Copper dropped 1.3 percent to $3.333 a pound on the Comex in New York, after touching its lowest price since August. Silver sank 1.7 percent to $26.80 an ounce, more than 20 percent below its Oct. 4 settlement on April 1.
Commodities’ supercycle is “probably” over and prices are unlikely to match their performance over the past decade, according to UBS AG. Growth in China is slowing and becoming less commodity-intensive, London-based strategists Stephane Deo and Ramin Nakisa wrote in a report dated yesterday.
UBS cut industrial metals to neutral after a “wrong” recommendation to go long in September and adding to the position at the start of 2013, according to the report.

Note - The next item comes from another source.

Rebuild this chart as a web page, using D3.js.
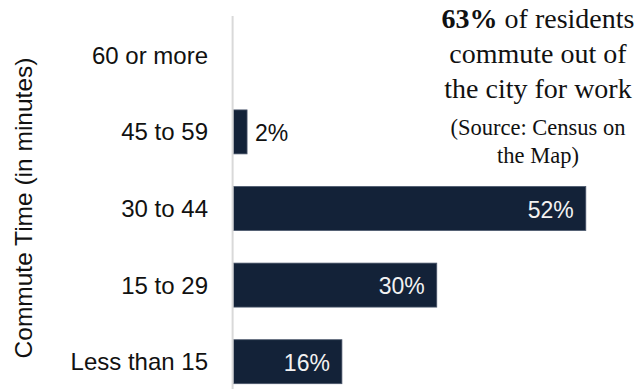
<!DOCTYPE html>
<html>
<head>
<meta charset="utf-8">
<script src="https://cdn.jsdelivr.net/npm/d3@7"></script>
<style>
  html, body { margin: 0; padding: 0; background: #fff; }
  svg { display: block; }
</style>
</head>
<body>
<svg id="chart" width="639" height="389"></svg>
<script>
// Commute time categories (top to bottom) and share of residents
const categories = ["60 or more", "45 to 59", "30 to 44", "15 to 29", "Less than 15"];
const shares = [0, 2, 52, 30, 16];
const axisTitle = "Commute Time (in minutes)";
const noteLines = ["commute out of", "the city for work"];
const sourceLines = ["(Source: Census on", "the Map)"];

const data = categories.map((c, i) => ({ category: c, value: shares[i] }));

const svg = d3.select("#chart");
const barColor = "#132238";
const sansFont = "'Liberation Sans', Arial, sans-serif";
const serifFont = "'Liberation Serif', 'Times New Roman', serif";

const x = d3.scaleLinear().domain([0, 60]).range([233.5, 640]);
const y = d3.scaleBand()
  .domain(categories)
  .range([17, 400])
  .paddingInner(0.426)
  .paddingOuter(0.213);

// Bars
svg.append("g").selectAll("rect")
  .data(data.filter(d => d.value > 0))
  .join("rect")
  .attr("x", x(0))
  .attr("y", d => y(d.category))
  .attr("width", d => x(d.value) - x(0))
  .attr("height", y.bandwidth())
  .attr("fill", barColor)
  .attr("stroke", "#4a566b")
  .attr("stroke-width", 0.8);

// Category axis: only the vertical rule and the labels
const yAxis = d3.axisLeft(y).tickSize(0).tickPadding(0);
const gy = svg.append("g")
  .attr("transform", "translate(208,0)")
  .call(yAxis);
gy.select(".domain").remove();
gy.selectAll("text")
  .attr("font-family", sansFont)
  .attr("font-size", 24)
  .attr("fill", "#111")
  .attr("dy", null)
  .attr("dominant-baseline", "central");

svg.append("line")
  .attr("x1", 232.6).attr("x2", 232.6)
  .attr("y1", 16).attr("y2", 389)
  .attr("stroke", "#d9d9d9")
  .attr("stroke-width", 2);

// Value labels: inside the bar when it is wide enough, otherwise just after it
svg.append("g").selectAll("text")
  .data(data.filter(d => d.value > 0))
  .join("text")
  .attr("font-family", sansFont)
  .attr("font-size", 23)
  .attr("dominant-baseline", "central")
  .attr("y", d => y(d.category) + y.bandwidth() / 2 + 1)
  .each(function (d) {
    const inside = d.value >= 10;
    d3.select(this)
      .attr("x", inside ? x(d.value) - 12 : x(d.value) + 8)
      .attr("text-anchor", inside ? "end" : "start")
      .attr("fill", inside ? "#f2f2f2" : "#111");
  })
  .text(d => d.value + "%");

// Axis title
svg.append("text")
  .attr("transform", "translate(23,208) rotate(-90)")
  .attr("text-anchor", "middle")
  .attr("dominant-baseline", "central")
  .attr("font-family", sansFont)
  .attr("font-size", 24.5)
  .attr("fill", "#111")
  .text(axisTitle);

// Annotation
const noteX = 538;
const head = svg.append("text")
  .attr("x", noteX).attr("y", 28)
  .attr("text-anchor", "middle")
  .attr("font-family", serifFont)
  .attr("font-size", 28)
  .attr("fill", "#111");
head.append("tspan").attr("font-weight", "bold").text("63%");
head.append("tspan").text(" of residents");

svg.append("g").selectAll("text")
  .data(noteLines)
  .join("text")
  .attr("x", noteX)
  .attr("y", (d, i) => 63 + i * 34.5)
  .attr("text-anchor", "middle")
  .attr("font-family", serifFont)
  .attr("font-size", 28)
  .attr("fill", "#111")
  .text(d => d);

svg.append("g").selectAll("text")
  .data(sourceLines)
  .join("text")
  .attr("x", noteX)
  .attr("y", (d, i) => 135 + i * 28)
  .attr("text-anchor", "middle")
  .attr("font-family", serifFont)
  .attr("font-size", 22.5)
  .attr("fill", "#111")
  .text(d => d);
</script>
</body>
</html>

While commodity prices could see some gains in the near future, a recovery would be limited and short-lived, the bank said.
The S&P 500 index closed at a record 1,570.25 yesterday as concern over Europe’s debt crisis eased and factory orders topped forecasts. Losses today were led by financial, energy and consumer companies, with each group dropping at least 1.1 percent. JPMorgan Chase & Co., Bank of America Corp. and Intel Corp. lost more than 1.9 percent for the biggest declines in the Dow Jones Industrial Average.
“It’s a combination of the ISM and ADP data both being below estimates is putting a little bit of cold water on the market’s bullish sentiment,” Michael James, a managing director of equity trading at Wedbush Securities Inc. in Los Angeles, said by phone. “I can’t say its really a surprise the market is pulling back a little.”
Zynga Inc. rallied 15 percent after saying it will introduce real-money online gambling in the U.K.
The Chicago Board Options Exchange Volatility Index, which measures the cost of using options as insurance against claims, jumped 11 percent to 14.22 today. The gauge, known as the VIX, is down 21 percent for the year.
Companies boosted employment by 158,000 workers in March, less than the 200,000 gain forecast in a Bloomberg survey, ADP Research Institute figures showed two days before the Labor Department’s monthly payrolls report.
The Institute for Supply Management’s index of U.S. non-manufacturing businesses, which covers almost 90 percent of the economy, fell to 54.4 in March from 56 in the prior month. The median forecast of 73 economists surveyed by Bloomberg was 55.5. Readings above 50 signal expansion, and estimates ranged from 53.7 to 56.5. The ISM services survey covers industries ranging from utilities and retailing to housing, health care and finance.
Record stock prices mean investors have to look harder to find attractively valued stocks, according to Norman Boersma of Templeton Global Advisors Ltd.
“Certainly in the U.S. it’s become a bit tougher and we’re fairly underweight in U.S. markets,” Boersma, president of Templeton Global Advisors, said in an interview on Bloomberg Radio today. “When you go looking, especially among small- and midcap stocks, there are still some pretty good companies out there trading at reasonable valuations.”
Canadian stocks led losses in the Americas, with the S&P TSX/Composite Index erasing its gain for the year. Energy and raw-material companies, which collectively make up more than 40 percent of the index, contributed most to declines.
The Stoxx Europe 600 Index declined 0.9 percent after climbing 1.3 percent yesterday, the biggest rally in four weeks. Eurasian Natural Resources Corp. sank 4.6 percent and Kazakhmys Plc slid 5.1 percent, leading a gauge of basic-resources producers in the benchmark index to an almost 10-month low. Vodafone Group Plc dropped 3.1 percent after Verizon Communications Inc. said it’s not considering a bid for the U.K. mobile-phone operator.
Spanish and Italian bonds gained as the International Monetary Fund said it had reached a staff-level agreement to contribute about 1 billion euros ($1.3 billion) to aid Cyprus. Spain’s 10-year note yield fell three basis points to 4.91 percent and Italy’s rate slipped three points to 4.59 percent.
The yields on Germany’s five-year yields were at 0.32 percent after slipping to 0.27 percent on March 28, the least since Dec. 10, as the government sold 3.29 billion euros of the notes at a yield of 0.33 percent. Germany last sold five-year securities on March 6 at an average yield of 0.45 percent. That compares with a record-low auction yield of 0.31 percent set on Aug. 1.
Japan’s Nikkei 225 Stock Average rose 3 percent as the central bank began a two-day meeting
The MSCI Emerging Markets Index fell for a third day, sliding 0.5 percent. Benchmark gauges in South Africa, the Czech Republic and Thailand dropped more than 1 percent. The Hang Seng China Enterprises Index of mainland companies listed in Hong Kong lost 0.5 percent and the Shanghai Composite Index dropped 0.1 percent as concern over a new strain of avian flu overshadowed data showing growth in the nation’s services industries.
South Korea’s Kospi index slipped 0.2 percent to a one-week low after North Korea prevented South Korean workers from entering a jointly run industrial park.
The dollar was weaker against 14 of 16 major peers, losing 0.5 percent to 92.96 yen and slipping 0.2 percent to $1.2848 per euro.